● Materials provided:
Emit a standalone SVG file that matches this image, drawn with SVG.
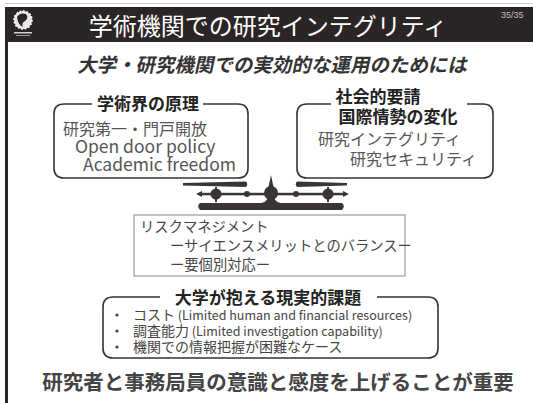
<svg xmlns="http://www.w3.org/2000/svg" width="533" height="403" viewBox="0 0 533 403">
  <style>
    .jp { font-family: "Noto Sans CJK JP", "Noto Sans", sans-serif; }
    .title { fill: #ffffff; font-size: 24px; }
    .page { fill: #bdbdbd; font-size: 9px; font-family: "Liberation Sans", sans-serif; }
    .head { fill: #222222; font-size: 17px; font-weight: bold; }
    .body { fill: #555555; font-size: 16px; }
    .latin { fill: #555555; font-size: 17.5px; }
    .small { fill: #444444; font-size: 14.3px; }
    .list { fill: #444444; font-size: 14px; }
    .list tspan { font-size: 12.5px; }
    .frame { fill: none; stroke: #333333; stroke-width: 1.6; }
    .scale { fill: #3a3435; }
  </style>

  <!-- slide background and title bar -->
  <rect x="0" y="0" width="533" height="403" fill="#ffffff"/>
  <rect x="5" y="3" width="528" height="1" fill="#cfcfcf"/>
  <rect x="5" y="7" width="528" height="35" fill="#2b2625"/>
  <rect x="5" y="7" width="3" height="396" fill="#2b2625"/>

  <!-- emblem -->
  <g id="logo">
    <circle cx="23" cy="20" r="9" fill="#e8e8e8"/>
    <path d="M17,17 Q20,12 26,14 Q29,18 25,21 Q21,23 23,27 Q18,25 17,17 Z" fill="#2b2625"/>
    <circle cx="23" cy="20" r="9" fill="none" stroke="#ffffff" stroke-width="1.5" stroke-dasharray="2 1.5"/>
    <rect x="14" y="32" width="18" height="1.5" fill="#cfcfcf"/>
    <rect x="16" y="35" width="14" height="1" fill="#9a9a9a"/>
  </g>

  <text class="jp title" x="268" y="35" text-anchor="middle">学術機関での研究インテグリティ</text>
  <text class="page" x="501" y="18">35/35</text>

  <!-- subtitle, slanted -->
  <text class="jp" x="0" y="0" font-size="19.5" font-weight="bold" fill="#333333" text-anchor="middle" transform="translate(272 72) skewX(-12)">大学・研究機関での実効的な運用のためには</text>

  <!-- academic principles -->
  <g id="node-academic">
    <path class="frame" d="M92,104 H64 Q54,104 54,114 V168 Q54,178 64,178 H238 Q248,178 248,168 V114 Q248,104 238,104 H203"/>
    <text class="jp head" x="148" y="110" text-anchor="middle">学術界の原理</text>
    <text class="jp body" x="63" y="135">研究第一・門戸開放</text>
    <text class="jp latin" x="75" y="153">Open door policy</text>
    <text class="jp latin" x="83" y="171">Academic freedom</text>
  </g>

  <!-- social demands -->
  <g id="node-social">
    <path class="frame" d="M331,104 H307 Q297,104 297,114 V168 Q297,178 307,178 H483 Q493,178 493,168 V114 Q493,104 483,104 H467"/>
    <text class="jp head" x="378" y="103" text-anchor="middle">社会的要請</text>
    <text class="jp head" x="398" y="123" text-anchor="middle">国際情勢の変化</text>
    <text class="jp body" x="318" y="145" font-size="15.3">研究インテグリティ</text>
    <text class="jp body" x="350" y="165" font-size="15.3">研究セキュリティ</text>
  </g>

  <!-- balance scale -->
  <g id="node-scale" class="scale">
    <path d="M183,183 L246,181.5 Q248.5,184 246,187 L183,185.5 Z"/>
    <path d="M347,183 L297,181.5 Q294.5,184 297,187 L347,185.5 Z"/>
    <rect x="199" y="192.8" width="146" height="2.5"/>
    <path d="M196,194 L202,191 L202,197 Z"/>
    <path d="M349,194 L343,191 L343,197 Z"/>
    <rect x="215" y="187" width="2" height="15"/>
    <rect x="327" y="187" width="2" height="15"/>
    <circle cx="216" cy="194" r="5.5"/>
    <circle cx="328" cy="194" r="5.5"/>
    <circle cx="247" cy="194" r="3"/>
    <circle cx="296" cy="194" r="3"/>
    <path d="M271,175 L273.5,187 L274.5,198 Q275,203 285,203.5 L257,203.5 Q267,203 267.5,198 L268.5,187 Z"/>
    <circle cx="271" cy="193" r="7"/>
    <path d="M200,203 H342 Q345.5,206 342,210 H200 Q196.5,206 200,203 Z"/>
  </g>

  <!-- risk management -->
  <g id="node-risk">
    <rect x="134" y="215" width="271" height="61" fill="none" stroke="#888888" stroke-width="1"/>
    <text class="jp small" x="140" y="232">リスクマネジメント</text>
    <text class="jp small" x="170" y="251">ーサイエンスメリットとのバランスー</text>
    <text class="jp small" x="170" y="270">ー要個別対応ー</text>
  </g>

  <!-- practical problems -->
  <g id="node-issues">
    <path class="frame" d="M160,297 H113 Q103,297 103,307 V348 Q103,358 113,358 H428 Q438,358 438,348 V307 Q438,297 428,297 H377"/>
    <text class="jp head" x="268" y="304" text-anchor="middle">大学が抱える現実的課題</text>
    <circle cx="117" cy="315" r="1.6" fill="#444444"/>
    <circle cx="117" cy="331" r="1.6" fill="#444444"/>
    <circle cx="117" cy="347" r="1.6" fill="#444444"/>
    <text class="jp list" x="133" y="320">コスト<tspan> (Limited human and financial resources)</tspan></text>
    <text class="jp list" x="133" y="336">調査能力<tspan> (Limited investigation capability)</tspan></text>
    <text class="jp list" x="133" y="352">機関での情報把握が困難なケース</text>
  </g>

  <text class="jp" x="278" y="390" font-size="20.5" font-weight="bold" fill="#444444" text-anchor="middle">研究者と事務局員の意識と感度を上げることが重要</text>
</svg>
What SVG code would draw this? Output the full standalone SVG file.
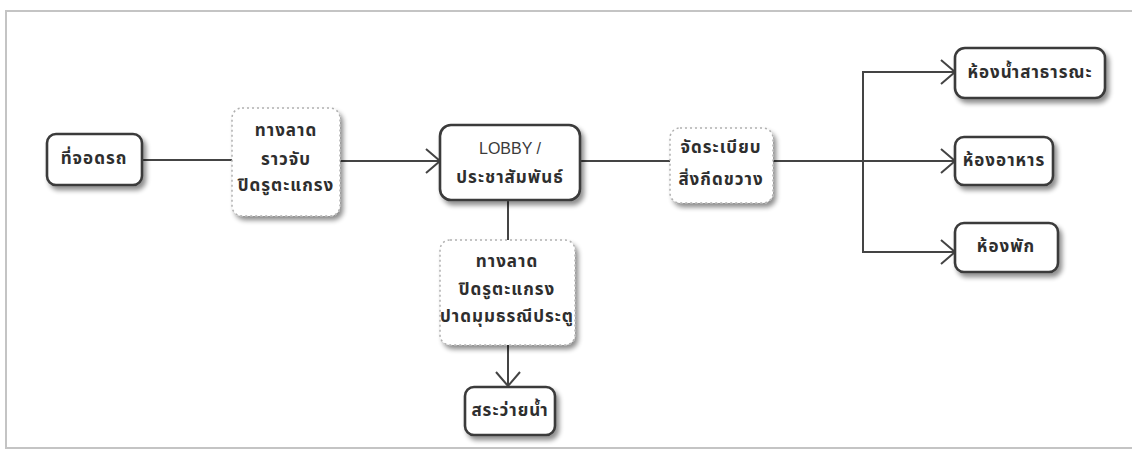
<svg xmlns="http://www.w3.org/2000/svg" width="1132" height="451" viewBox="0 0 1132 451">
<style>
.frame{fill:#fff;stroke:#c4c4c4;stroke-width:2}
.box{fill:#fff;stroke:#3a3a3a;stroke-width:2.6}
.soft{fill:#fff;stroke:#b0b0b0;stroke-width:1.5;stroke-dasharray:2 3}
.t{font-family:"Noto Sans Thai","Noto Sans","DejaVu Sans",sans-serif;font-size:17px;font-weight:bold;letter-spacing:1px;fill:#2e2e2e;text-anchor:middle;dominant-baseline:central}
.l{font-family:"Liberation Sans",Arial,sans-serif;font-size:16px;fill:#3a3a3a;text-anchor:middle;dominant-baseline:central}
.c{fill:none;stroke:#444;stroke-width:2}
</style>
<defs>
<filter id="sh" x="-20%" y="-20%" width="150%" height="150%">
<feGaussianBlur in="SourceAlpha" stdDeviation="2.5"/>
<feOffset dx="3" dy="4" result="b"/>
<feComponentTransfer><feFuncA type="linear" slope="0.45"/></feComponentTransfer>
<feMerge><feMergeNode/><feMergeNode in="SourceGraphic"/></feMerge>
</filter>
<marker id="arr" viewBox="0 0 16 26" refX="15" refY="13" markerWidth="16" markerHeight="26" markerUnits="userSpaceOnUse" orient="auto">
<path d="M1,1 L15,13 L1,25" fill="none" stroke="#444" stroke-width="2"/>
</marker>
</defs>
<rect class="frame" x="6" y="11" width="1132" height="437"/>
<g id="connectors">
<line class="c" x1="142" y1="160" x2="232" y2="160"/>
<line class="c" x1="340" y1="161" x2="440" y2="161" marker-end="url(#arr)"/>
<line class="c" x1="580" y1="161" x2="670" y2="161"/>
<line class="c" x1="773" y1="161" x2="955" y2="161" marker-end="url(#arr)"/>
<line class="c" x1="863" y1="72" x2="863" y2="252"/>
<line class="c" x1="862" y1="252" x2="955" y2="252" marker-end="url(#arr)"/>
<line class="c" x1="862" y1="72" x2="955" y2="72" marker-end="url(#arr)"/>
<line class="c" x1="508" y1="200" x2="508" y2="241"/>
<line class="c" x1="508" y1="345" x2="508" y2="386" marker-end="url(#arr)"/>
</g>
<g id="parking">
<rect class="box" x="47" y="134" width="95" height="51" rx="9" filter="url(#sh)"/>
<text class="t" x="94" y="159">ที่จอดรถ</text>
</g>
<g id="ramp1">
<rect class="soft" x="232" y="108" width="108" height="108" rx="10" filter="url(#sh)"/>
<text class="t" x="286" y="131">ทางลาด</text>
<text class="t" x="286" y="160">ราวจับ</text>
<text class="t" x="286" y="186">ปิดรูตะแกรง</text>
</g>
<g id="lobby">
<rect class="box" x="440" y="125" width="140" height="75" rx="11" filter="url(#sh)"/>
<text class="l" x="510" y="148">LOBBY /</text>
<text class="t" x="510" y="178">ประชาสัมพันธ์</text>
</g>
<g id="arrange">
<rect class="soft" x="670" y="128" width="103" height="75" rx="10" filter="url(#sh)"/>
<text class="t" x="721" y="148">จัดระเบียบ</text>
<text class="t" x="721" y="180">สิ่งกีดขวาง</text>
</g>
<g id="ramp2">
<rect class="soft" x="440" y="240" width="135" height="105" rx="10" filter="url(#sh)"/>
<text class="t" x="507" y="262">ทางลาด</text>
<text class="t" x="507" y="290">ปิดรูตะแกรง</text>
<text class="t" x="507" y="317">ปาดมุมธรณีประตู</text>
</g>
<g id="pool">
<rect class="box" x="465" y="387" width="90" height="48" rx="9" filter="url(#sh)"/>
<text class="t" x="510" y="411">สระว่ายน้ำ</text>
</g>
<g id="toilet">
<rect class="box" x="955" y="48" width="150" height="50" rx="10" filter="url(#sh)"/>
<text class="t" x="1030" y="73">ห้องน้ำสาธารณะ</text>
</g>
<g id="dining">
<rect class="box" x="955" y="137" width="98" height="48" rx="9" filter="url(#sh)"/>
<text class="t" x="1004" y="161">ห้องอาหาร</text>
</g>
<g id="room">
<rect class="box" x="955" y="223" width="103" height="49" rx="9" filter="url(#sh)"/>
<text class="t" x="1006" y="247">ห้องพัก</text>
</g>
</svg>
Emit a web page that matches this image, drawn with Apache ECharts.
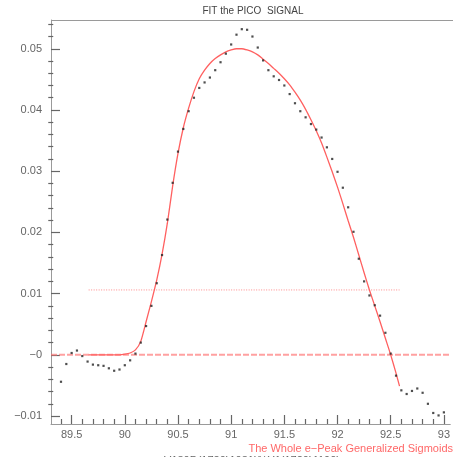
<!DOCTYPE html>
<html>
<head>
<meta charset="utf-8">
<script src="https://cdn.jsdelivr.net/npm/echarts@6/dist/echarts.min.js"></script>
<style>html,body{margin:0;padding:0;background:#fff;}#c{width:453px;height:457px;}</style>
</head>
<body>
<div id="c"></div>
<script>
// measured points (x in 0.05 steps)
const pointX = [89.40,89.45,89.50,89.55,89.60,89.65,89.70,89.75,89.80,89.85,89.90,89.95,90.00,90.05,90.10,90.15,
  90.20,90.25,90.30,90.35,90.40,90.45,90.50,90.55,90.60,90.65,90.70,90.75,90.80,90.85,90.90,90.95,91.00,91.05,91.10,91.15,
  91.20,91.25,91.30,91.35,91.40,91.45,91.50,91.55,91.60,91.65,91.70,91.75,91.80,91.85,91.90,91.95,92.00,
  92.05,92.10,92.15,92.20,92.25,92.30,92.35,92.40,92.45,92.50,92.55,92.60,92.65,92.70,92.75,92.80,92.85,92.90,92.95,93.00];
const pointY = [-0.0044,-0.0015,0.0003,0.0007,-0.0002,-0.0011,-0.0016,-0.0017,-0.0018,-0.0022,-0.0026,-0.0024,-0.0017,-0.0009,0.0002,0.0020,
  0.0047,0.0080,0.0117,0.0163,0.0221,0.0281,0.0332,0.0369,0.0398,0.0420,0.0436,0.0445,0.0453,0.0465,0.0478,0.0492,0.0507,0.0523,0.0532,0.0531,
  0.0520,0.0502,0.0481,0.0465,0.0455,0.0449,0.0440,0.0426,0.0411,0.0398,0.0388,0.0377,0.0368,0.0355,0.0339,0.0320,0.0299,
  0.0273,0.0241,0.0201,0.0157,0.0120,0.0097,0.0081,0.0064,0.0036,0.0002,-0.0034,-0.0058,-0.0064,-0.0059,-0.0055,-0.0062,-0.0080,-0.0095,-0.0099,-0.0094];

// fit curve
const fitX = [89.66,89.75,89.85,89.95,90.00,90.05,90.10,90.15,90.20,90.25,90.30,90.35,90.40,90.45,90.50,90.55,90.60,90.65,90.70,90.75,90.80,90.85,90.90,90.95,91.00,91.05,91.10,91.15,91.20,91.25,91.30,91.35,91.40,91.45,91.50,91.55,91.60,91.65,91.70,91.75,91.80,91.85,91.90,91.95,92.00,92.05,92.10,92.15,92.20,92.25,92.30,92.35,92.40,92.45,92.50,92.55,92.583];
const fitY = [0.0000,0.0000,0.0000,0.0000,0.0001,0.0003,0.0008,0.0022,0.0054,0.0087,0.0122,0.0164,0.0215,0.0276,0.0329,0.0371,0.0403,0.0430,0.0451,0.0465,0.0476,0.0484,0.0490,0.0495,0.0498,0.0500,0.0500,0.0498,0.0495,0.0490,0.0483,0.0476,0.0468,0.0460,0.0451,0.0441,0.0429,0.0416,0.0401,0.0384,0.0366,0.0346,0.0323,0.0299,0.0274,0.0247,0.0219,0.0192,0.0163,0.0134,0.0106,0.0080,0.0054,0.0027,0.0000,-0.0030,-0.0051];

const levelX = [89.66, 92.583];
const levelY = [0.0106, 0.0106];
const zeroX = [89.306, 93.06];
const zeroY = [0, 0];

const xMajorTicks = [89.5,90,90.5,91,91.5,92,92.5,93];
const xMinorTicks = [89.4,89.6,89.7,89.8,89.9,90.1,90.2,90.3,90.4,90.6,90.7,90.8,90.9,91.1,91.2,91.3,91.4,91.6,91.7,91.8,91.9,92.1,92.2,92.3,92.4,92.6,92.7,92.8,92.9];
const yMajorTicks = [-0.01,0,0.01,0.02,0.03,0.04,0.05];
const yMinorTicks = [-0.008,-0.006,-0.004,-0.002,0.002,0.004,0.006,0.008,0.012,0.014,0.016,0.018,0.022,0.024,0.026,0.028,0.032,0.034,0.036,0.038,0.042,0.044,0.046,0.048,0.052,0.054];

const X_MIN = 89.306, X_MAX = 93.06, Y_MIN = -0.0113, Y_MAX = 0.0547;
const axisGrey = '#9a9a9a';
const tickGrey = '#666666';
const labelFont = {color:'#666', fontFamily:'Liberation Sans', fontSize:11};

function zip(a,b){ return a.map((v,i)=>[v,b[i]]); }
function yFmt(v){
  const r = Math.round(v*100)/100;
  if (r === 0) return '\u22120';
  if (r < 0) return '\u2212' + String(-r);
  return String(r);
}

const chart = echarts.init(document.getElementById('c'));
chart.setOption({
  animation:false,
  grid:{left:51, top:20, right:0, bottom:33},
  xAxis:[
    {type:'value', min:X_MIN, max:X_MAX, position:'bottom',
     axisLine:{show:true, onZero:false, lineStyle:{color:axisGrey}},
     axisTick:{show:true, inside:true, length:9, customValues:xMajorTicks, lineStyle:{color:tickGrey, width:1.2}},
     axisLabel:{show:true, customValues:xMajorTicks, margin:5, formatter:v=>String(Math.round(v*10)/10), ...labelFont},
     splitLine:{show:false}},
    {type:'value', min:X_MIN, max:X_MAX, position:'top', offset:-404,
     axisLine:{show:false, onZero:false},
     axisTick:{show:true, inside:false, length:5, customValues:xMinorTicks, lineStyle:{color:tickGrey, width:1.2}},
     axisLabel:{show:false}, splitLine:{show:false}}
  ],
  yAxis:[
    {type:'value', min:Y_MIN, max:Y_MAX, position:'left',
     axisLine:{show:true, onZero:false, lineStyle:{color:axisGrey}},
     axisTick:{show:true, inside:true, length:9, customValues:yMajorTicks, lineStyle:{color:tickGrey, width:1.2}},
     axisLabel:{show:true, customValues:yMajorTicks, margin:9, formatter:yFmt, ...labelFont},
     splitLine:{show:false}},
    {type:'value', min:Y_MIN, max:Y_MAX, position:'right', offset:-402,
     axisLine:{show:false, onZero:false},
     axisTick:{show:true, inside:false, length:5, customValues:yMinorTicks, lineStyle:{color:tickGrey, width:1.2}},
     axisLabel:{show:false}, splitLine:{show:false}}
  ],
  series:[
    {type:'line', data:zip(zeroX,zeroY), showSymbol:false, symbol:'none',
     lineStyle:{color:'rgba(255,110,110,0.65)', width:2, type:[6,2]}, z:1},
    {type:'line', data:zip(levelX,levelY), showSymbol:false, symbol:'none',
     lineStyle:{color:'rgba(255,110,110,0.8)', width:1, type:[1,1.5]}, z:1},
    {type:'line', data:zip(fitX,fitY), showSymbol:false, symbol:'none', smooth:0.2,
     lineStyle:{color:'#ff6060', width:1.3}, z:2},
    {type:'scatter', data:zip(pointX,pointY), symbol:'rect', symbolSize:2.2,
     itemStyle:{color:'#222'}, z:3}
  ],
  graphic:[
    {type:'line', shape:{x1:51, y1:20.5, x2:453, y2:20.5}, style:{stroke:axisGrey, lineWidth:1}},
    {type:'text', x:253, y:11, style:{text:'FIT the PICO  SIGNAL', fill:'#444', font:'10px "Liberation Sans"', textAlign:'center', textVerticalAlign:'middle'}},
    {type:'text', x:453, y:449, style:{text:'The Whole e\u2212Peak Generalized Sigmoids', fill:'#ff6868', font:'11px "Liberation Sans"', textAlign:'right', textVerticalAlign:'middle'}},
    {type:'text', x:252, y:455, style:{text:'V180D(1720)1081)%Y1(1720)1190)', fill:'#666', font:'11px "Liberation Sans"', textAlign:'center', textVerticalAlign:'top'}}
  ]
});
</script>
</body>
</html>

● Written task:
Read the data above and count the lines that include "standalone". Answer only with the count.

● Answer to this problem:
2